### GOAL
Find the line with "Write a component" and the line with "113.5, 102.3, 106.4];", then repeat both of them and every line in between exactly. Omit the pictures.

### THE RECORDS
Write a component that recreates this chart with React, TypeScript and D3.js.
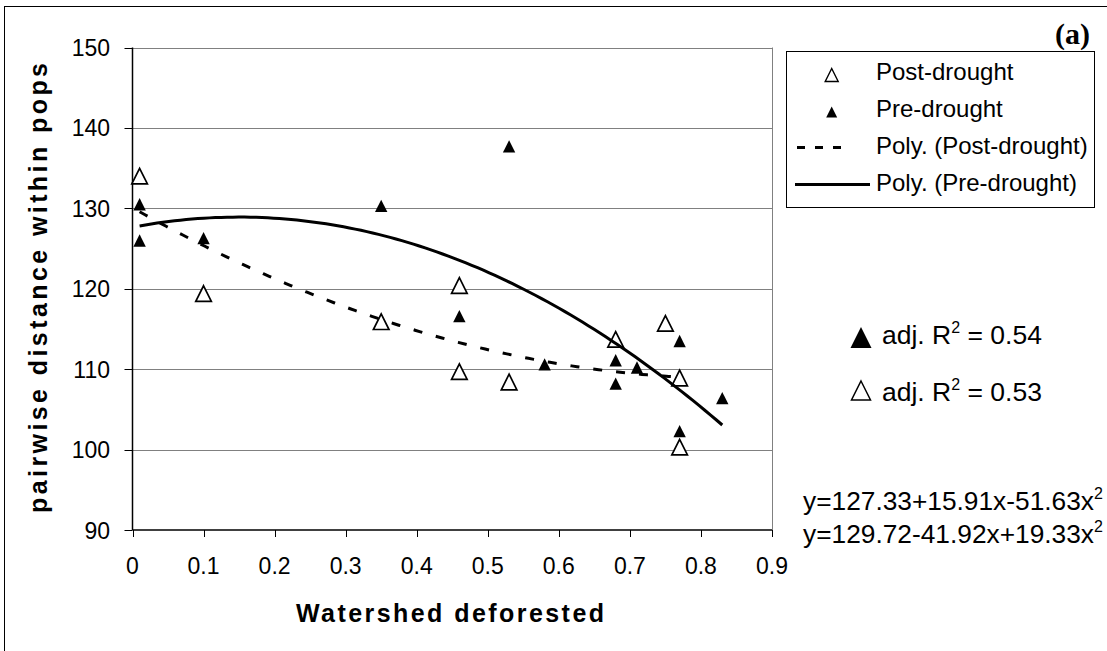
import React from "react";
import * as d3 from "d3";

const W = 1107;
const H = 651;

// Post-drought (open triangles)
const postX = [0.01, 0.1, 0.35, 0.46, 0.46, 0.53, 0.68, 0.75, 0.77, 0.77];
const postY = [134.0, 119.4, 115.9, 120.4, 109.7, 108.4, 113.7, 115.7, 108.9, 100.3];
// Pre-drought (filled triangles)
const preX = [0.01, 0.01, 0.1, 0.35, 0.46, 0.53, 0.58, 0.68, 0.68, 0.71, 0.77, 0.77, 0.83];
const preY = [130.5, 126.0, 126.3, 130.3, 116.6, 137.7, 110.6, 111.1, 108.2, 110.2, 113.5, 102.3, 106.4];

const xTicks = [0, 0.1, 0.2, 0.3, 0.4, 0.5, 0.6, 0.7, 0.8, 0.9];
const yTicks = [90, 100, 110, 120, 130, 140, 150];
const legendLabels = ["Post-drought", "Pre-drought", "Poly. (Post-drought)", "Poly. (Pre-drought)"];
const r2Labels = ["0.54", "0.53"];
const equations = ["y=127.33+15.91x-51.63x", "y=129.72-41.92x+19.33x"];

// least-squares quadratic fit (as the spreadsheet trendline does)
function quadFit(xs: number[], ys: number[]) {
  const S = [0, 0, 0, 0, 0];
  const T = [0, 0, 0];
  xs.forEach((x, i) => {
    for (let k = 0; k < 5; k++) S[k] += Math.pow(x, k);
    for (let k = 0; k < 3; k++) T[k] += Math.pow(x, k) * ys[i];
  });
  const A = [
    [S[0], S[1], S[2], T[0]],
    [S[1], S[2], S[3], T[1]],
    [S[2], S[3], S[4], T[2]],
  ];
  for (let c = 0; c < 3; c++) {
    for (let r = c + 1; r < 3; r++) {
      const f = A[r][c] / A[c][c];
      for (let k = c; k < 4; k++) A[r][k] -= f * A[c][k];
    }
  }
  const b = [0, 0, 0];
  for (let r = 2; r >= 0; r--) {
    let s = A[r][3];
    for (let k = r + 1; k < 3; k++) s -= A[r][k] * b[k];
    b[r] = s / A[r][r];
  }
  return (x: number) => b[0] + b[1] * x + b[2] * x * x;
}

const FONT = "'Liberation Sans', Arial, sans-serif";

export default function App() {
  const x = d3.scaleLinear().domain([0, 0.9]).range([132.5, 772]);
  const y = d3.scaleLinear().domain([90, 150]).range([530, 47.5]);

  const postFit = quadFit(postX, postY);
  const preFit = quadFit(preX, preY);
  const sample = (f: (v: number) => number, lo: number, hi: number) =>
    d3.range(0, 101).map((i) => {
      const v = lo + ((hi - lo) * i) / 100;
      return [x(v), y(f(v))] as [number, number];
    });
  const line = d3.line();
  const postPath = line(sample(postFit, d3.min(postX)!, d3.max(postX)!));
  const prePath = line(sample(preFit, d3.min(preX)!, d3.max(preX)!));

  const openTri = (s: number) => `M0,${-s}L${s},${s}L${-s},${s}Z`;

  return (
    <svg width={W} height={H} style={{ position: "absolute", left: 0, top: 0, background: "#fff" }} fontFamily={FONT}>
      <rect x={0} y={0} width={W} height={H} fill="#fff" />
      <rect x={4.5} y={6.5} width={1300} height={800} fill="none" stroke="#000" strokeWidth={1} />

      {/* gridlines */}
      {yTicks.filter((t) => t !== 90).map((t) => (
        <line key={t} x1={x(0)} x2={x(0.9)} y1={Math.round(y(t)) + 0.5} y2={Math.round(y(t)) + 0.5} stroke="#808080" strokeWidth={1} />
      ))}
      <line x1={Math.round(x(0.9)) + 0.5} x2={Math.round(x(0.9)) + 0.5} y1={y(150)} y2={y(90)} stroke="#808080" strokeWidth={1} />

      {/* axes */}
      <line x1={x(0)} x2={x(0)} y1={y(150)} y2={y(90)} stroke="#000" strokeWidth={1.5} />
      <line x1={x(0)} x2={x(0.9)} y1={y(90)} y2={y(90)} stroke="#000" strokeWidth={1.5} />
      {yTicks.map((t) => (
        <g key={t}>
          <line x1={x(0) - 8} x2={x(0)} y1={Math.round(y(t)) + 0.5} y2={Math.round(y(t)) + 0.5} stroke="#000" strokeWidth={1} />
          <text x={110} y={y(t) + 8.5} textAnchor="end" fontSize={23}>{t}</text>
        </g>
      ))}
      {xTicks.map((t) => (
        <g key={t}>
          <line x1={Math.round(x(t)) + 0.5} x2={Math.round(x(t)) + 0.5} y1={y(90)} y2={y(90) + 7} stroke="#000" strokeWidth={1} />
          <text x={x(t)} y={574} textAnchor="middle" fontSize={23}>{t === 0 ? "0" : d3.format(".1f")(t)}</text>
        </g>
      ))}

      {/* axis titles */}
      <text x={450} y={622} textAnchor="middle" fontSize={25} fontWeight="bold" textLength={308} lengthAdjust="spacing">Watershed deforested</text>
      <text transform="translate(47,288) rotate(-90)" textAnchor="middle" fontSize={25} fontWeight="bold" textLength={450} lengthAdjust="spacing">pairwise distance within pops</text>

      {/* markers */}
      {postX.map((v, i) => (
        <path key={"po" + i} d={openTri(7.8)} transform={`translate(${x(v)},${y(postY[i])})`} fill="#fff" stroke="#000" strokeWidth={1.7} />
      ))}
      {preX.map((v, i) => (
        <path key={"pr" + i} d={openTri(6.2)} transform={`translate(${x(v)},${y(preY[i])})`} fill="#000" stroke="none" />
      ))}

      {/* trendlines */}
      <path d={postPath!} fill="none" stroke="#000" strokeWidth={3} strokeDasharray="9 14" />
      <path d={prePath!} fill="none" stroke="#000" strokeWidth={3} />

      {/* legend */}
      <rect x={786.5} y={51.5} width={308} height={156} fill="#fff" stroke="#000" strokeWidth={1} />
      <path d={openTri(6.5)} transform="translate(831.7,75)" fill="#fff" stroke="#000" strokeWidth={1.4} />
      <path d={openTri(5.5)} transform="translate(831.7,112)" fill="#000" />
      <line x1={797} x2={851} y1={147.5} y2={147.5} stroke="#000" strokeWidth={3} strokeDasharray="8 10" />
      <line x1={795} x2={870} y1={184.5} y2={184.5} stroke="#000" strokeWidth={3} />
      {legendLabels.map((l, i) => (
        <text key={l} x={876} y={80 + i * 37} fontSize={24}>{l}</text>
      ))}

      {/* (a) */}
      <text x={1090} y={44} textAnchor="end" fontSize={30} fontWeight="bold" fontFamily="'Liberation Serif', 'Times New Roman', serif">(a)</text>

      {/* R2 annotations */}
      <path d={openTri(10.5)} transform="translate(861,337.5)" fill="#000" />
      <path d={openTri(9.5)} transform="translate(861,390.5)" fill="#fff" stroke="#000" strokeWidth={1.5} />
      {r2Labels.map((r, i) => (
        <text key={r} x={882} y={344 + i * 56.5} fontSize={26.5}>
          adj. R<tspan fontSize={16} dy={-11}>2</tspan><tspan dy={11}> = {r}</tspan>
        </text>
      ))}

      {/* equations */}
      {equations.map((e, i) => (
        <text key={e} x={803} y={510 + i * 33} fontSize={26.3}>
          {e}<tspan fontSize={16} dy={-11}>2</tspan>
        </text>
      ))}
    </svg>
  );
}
--
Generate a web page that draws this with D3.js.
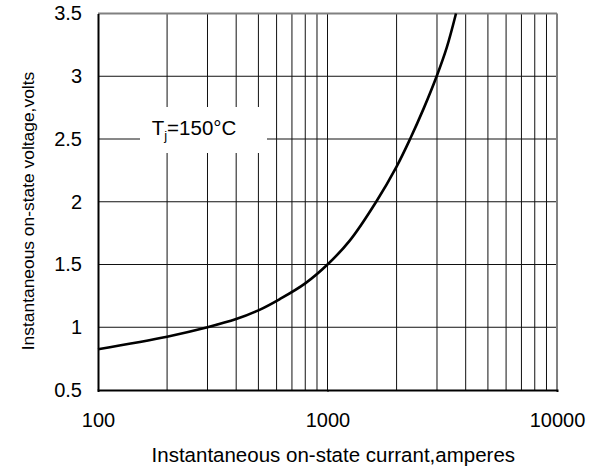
--
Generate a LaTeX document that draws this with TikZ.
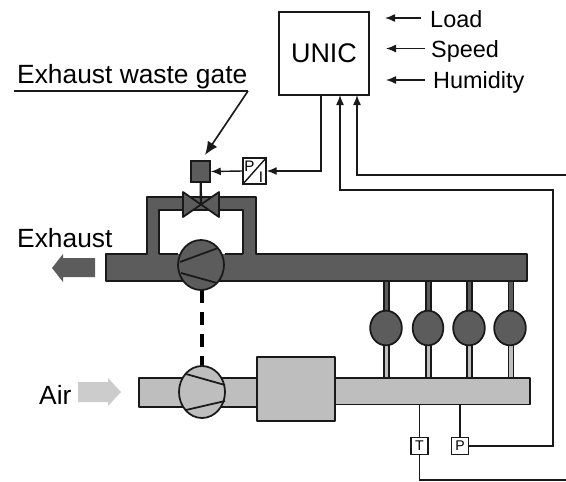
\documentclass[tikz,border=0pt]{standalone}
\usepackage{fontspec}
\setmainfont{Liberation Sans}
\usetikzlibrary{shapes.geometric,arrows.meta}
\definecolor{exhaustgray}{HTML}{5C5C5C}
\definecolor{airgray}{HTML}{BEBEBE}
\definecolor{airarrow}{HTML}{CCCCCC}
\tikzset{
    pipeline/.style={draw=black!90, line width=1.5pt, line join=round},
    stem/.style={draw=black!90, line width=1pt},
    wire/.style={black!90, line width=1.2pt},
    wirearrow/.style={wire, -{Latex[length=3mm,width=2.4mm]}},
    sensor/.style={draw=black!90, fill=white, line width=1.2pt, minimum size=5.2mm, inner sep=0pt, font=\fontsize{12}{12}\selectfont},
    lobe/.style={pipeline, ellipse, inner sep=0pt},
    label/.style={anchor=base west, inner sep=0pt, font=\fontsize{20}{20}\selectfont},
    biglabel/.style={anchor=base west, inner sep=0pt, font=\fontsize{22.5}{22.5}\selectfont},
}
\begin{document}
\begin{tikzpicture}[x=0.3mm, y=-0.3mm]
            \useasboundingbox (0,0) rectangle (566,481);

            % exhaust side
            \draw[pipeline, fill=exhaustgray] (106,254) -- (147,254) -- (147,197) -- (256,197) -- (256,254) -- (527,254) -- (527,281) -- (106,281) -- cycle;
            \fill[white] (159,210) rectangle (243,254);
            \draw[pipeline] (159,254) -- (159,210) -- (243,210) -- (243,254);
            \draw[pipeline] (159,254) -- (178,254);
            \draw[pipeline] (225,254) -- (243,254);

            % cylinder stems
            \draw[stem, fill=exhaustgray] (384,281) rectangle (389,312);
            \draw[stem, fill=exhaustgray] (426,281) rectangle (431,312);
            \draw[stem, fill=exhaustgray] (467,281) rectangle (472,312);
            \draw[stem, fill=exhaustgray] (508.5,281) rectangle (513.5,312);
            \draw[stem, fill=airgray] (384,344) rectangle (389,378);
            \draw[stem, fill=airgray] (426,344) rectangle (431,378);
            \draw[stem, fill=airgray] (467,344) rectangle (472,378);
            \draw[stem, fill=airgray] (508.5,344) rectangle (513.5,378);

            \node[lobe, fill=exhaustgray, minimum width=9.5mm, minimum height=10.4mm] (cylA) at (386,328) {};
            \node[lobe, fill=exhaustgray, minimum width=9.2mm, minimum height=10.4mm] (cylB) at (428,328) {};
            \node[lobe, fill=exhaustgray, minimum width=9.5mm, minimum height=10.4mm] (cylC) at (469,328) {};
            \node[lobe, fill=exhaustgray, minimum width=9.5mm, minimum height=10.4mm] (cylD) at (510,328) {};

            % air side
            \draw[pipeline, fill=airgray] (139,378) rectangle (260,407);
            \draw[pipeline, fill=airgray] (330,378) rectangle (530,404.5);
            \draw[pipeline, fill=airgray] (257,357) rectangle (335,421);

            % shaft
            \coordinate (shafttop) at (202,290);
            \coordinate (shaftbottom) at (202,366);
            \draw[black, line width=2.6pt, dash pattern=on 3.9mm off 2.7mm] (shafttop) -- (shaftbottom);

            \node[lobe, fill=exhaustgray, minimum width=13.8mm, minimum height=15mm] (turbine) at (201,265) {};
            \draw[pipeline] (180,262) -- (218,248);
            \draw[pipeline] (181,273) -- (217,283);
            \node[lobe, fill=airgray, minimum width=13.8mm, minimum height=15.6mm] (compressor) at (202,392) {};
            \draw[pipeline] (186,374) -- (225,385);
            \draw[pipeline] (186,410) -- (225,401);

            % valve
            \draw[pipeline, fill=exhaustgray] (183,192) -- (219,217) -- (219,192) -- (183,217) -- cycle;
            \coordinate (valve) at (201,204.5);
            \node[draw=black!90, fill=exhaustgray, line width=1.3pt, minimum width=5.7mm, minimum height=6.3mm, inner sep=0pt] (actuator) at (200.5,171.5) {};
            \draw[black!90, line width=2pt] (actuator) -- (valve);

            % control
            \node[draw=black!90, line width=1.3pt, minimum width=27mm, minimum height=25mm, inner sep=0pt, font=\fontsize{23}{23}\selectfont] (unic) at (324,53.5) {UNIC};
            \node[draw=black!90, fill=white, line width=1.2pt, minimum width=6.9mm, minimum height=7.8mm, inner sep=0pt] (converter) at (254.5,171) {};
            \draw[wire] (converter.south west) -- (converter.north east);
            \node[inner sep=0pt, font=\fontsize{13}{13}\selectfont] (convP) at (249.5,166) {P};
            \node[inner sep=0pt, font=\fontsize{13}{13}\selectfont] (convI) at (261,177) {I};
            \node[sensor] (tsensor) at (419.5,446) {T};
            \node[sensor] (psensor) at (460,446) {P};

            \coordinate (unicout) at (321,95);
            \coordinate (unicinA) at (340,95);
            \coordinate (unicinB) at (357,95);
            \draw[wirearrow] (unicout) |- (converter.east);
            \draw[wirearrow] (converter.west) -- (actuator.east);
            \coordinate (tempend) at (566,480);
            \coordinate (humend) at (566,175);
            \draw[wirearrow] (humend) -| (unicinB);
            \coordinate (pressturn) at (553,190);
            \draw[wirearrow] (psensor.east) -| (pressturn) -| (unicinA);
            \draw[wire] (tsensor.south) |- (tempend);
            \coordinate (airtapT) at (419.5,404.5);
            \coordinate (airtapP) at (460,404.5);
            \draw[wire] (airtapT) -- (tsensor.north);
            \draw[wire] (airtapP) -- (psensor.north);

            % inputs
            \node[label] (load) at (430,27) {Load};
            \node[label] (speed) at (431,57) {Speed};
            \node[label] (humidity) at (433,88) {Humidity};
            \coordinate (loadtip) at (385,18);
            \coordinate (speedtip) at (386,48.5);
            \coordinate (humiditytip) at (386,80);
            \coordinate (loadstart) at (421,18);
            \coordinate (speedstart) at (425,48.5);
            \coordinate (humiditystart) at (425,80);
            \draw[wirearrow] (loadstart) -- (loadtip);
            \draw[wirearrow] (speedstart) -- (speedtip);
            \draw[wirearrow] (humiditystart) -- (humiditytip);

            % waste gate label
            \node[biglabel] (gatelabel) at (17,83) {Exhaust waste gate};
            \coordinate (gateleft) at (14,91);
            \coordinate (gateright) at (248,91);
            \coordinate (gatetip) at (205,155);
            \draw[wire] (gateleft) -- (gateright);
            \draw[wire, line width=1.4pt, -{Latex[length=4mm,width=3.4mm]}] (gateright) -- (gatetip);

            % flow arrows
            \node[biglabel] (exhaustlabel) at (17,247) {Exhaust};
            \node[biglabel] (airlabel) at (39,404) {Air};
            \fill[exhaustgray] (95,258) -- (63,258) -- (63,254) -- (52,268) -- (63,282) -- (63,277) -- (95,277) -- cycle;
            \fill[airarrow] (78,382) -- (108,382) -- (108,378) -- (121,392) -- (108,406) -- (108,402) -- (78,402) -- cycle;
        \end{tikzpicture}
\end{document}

### TASK RESULT
Write a component that recreates this chart with React, TypeScript and D3.js.
import React from "react";
import * as d3 from "d3";

const W = 1107;
const H = 651;

// Post-drought (open triangles)
const postX = [0.01, 0.1, 0.35, 0.46, 0.46, 0.53, 0.68, 0.75, 0.77, 0.77];
const postY = [134.0, 119.4, 115.9, 120.4, 109.7, 108.4, 113.7, 115.7, 108.9, 100.3];
// Pre-drought (filled triangles)
const preX = [0.01, 0.01, 0.1, 0.35, 0.46, 0.53, 0.58, 0.68, 0.68, 0.71, 0.77, 0.77, 0.83];
const preY = [130.5, 126.0, 126.3, 130.3, 116.6, 137.7, 110.6, 111.1, 108.2, 110.2, 113.5, 102.3, 106.4];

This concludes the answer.